Activist officials, lack of institutional memory subvert DMR

Jacinto Rocha, former deputy DG of mines

UNCERTAINTY is baked into the Mining Charter because it allows too much discretion to activist officials which the impending third version of the Charter is not going to change.

That’s the view of Nedbank Capital mining finance executive, Paul Miller, who was one of a number of mining experts who sharply criticised South Africa’s mining legislation at the Junior Mining Indaba held in Johannesburg today.

Miller added the current legislation allowed too much discretion by officials to interpret vague legislation on both timelines and the requirements.

Amongst those critics was Jacinto Rocha – former deputy director general of the Department of Minerals and Energy (DMR) – who was a key architect of the current legislation, but is now a director of private consulting firm Mineral Investment Advisory Services.

In his remarks during a panel discussion Rocha commented that: “The former members of Chamber of Mines at that time were not easy to deal – I am talking about people like [former Amplats chairman], Barry Davison – but we engaged with them”.

Rocha said today that South Africa’s mining legislation system was “inefficient” and he questioned the “intellectual capacity and knowledge base” of some of the current officials administering the legislation in comparison with many of the highly experienced former officials who had left the department since his time.

Rocha added: “If you are going to change things then you must understand why things were done the way they were. If you start changing things without that understanding they you are going to mess up. This is what I am seeing”.

During his tenure at the DMR, Rocha was viewed by many mining industry executives as a radical and one of the major stumbling blocks from the government side in reaching a workable new mining regulatory dispensation.

That view seems to have changed judging by comments from Hulme Scholes – director of legal firm Malan Scholes – who is currently bringing an action to have the Mining Charter scrapped.
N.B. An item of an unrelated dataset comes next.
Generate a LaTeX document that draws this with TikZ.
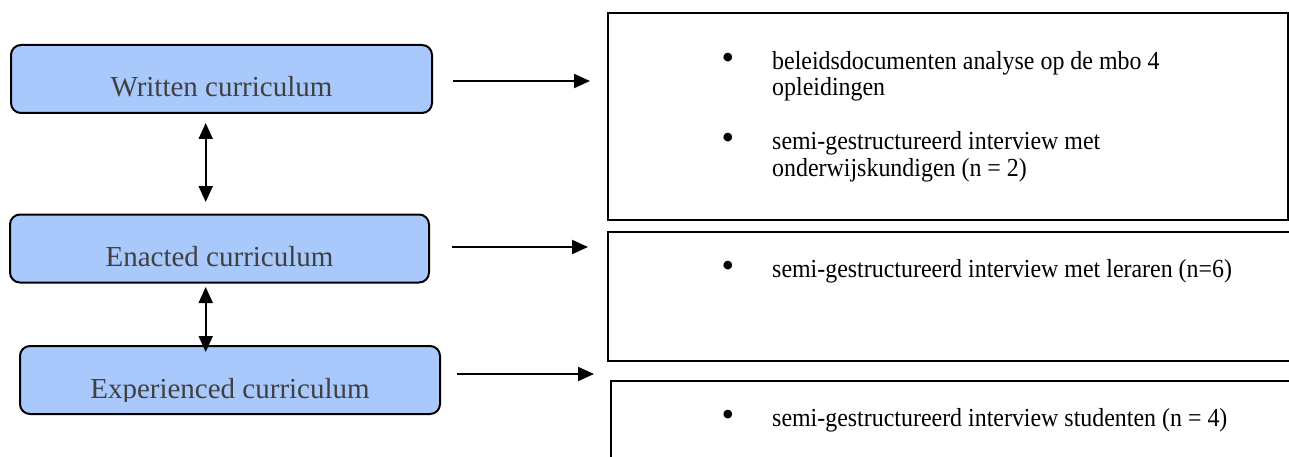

Said Scholes: “During his time, Jacinto was a hard man to deal with, but he was accessible and his team knew what it was doing”. Asked on the sidelines of the conference whether he ever thought he would be viewed more favourably by mining executives – as he clearly was at today’s conference – Rocha told Miningmx: “No, I did not. Perhaps the current regulators are worse than I was?”

Scholes said department officials were now focused more on political issues concerning the legislation rather than administrative issues and frequently made no decision at all because of weak leadership.

“You can deal with a good decision and you can deal with a bad decision but you cannot deal with no decision,” said Scholes. “When a bad decision is made you have an appeal process within the system. When no decision is made you do not know what to do. What we have currently is that no decisions are being made,” he said.